#### Data provided
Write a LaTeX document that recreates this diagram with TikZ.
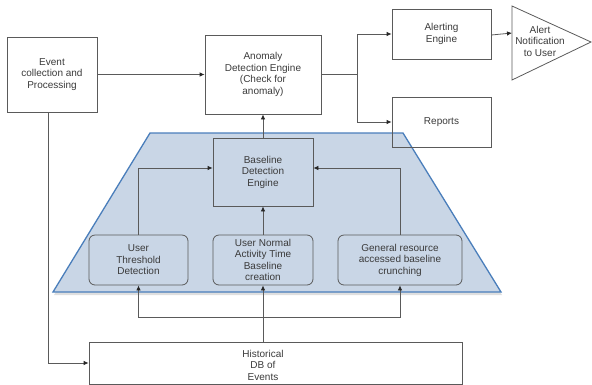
\documentclass[tikz,border=0pt]{standalone}
\usepackage{fontspec}
\setmainfont{Liberation Sans}
\usepackage{tikz}
\usetikzlibrary{arrows.meta,shadows}
\definecolor{linegray}{HTML}{5A5A5A}
\definecolor{textgray}{HTML}{3A3A3A}
\definecolor{zonefill}{HTML}{C9D6E6}
\definecolor{zoneline}{HTML}{4A7EBB}

\begin{document}
\begin{tikzpicture}[x=1pt,y=-1pt]
\tikzstyle{box}=[rectangle, draw=linegray, thick, align=center, text=textgray, font=\fontsize{10}{11.5}\selectfont, inner sep=1pt]
\tikzstyle{rbox}=[box, rounded corners=6pt]
\tikzstyle{arr}=[draw=linegray, thick, -{Latex[length=5pt,width=4.5pt,color=black!85]}]
\useasboundingbox (0,0) rectangle (592,384);
\draw[fill=zonefill, draw=zoneline, line width=1.3pt, drop shadow={opacity=0.25, shadow xshift=1pt, shadow yshift=-3pt}]
  (150,133) -- (403,133) -- (501,292) -- (53,292) -- cycle;
\draw node[box, minimum width=90, minimum height=75] (event) at (52,74.5) {Event\\collection and\\Processing};
\draw node[box, minimum width=116, minimum height=79] (anomaly) at (263,74.5) {Anomaly\\Detection Engine\\(Check for\\anomaly)};
\draw node[box, minimum width=99, minimum height=50] (alerting) at (441.5,34) {Alerting\\Engine};
\draw node[box, minimum width=99, minimum height=50] (reports) at (441.5,122) {Reports};
\draw node[box, minimum width=100, minimum height=68] (baseline) at (263,172) {Baseline\\Detection\\Engine};
\draw node[rbox, minimum width=99, minimum height=50] (thresh) at (138.5,260) {User\\Threshold\\Detection};
\draw node[rbox, minimum width=100, minimum height=50] (normal) at (263,260) {User Normal\\Activity Time\\Baseline\\creation};
\draw node[rbox, minimum width=124, minimum height=50] (general) at (400,260) {General resource\\accessed baseline\\crunching};
\draw node[box, minimum width=373, minimum height=42] (hist) at (275.5,363) {};
\node[text=textgray, align=center, font=\fontsize{10}{11.5}\selectfont] (histtext) at (263,365) {Historical\\DB of\\Events};
\draw[draw=linegray, thick] (512,6) -- (591,42) -- (512,80) -- cycle;
\coordinate (tri) at (512,33);
\node[text=textgray, align=center, font=\fontsize{10}{11.5}\selectfont] (alert) at (540,41) {Alert\\Notification\\to User};
\coordinate (split) at (357,74.5);
\coordinate (bus) at (263,317);
\draw[arr] (event.east) -- (anomaly.west);
\draw[draw=linegray, thick] (anomaly.east) -- (split);
\draw[arr] (split) |- (alerting.west);
\draw[arr] (split) |- (reports.west);
\draw[arr] ([yshift=-1pt]alerting.east) -- (tri);
\draw[arr] (baseline.north) -- (anomaly.south);
\draw[arr] (thresh.north) |- ([yshift=4pt]baseline.west);
\draw[arr] (general.north) |- ([yshift=4pt]baseline.east);
\draw[arr] (normal.north) -- (baseline.south);
\draw[arr] (normal.south |- hist.north) -- (normal.south);
\draw[arr] (bus) -| (thresh.south);
\draw[arr] (bus) -| (general.south);
\draw[arr] ([xshift=-4pt]event.south) |- (hist.west);
\end{tikzpicture}
\end{document}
########
_Task goal:_
All of the data needs repeating exactly, but the pictures do not.

_Worked solution:_
Write a LaTeX document that recreates this diagram with TikZ.
\documentclass[tikz,border=0pt]{standalone}
\usepackage{fontspec}
\setmainfont{Liberation Sans}
\usepackage{tikz}
\usetikzlibrary{arrows.meta,shadows}
\definecolor{linegray}{HTML}{5A5A5A}
\definecolor{textgray}{HTML}{3A3A3A}
\definecolor{zonefill}{HTML}{C9D6E6}
\definecolor{zoneline}{HTML}{4A7EBB}

\begin{document}
\begin{tikzpicture}[x=1pt,y=-1pt]
\tikzstyle{box}=[rectangle, draw=linegray, thick, align=center, text=textgray, font=\fontsize{10}{11.5}\selectfont, inner sep=1pt]
\tikzstyle{rbox}=[box, rounded corners=6pt]
\tikzstyle{arr}=[draw=linegray, thick, -{Latex[length=5pt,width=4.5pt,color=black!85]}]
\useasboundingbox (0,0) rectangle (592,384);
\draw[fill=zonefill, draw=zoneline, line width=1.3pt, drop shadow={opacity=0.25, shadow xshift=1pt, shadow yshift=-3pt}]
  (150,133) -- (403,133) -- (501,292) -- (53,292) -- cycle;
\draw node[box, minimum width=90, minimum height=75] (event) at (52,74.5) {Event\\collection and\\Processing};
\draw node[box, minimum width=116, minimum height=79] (anomaly) at (263,74.5) {Anomaly\\Detection Engine\\(Check for\\anomaly)};
\draw node[box, minimum width=99, minimum height=50] (alerting) at (441.5,34) {Alerting\\Engine};
\draw node[box, minimum width=99, minimum height=50] (reports) at (441.5,122) {Reports};
\draw node[box, minimum width=100, minimum height=68] (baseline) at (263,172) {Baseline\\Detection\\Engine};
\draw node[rbox, minimum width=99, minimum height=50] (thresh) at (138.5,260) {User\\Threshold\\Detection};
\draw node[rbox, minimum width=100, minimum height=50] (normal) at (263,260) {User Normal\\Activity Time\\Baseline\\creation};
\draw node[rbox, minimum width=124, minimum height=50] (general) at (400,260) {General resource\\accessed baseline\\crunching};
\draw node[box, minimum width=373, minimum height=42] (hist) at (275.5,363) {};
\node[text=textgray, align=center, font=\fontsize{10}{11.5}\selectfont] (histtext) at (263,365) {Historical\\DB of\\Events};
\draw[draw=linegray, thick] (512,6) -- (591,42) -- (512,80) -- cycle;
\coordinate (tri) at (512,33);
\node[text=textgray, align=center, font=\fontsize{10}{11.5}\selectfont] (alert) at (540,41) {Alert\\Notification\\to User};
\coordinate (split) at (357,74.5);
\coordinate (bus) at (263,317);
\draw[arr] (event.east) -- (anomaly.west);
\draw[draw=linegray, thick] (anomaly.east) -- (split);
\draw[arr] (split) |- (alerting.west);
\draw[arr] (split) |- (reports.west);
\draw[arr] ([yshift=-1pt]alerting.east) -- (tri);
\draw[arr] (baseline.north) -- (anomaly.south);
\draw[arr] (thresh.north) |- ([yshift=4pt]baseline.west);
\draw[arr] (general.north) |- ([yshift=4pt]baseline.east);
\draw[arr] (normal.north) -- (baseline.south);
\draw[arr] (normal.south |- hist.north) -- (normal.south);
\draw[arr] (bus) -| (thresh.south);
\draw[arr] (bus) -| (general.south);
\draw[arr] ([xshift=-4pt]event.south) |- (hist.west);
\end{tikzpicture}
\end{document}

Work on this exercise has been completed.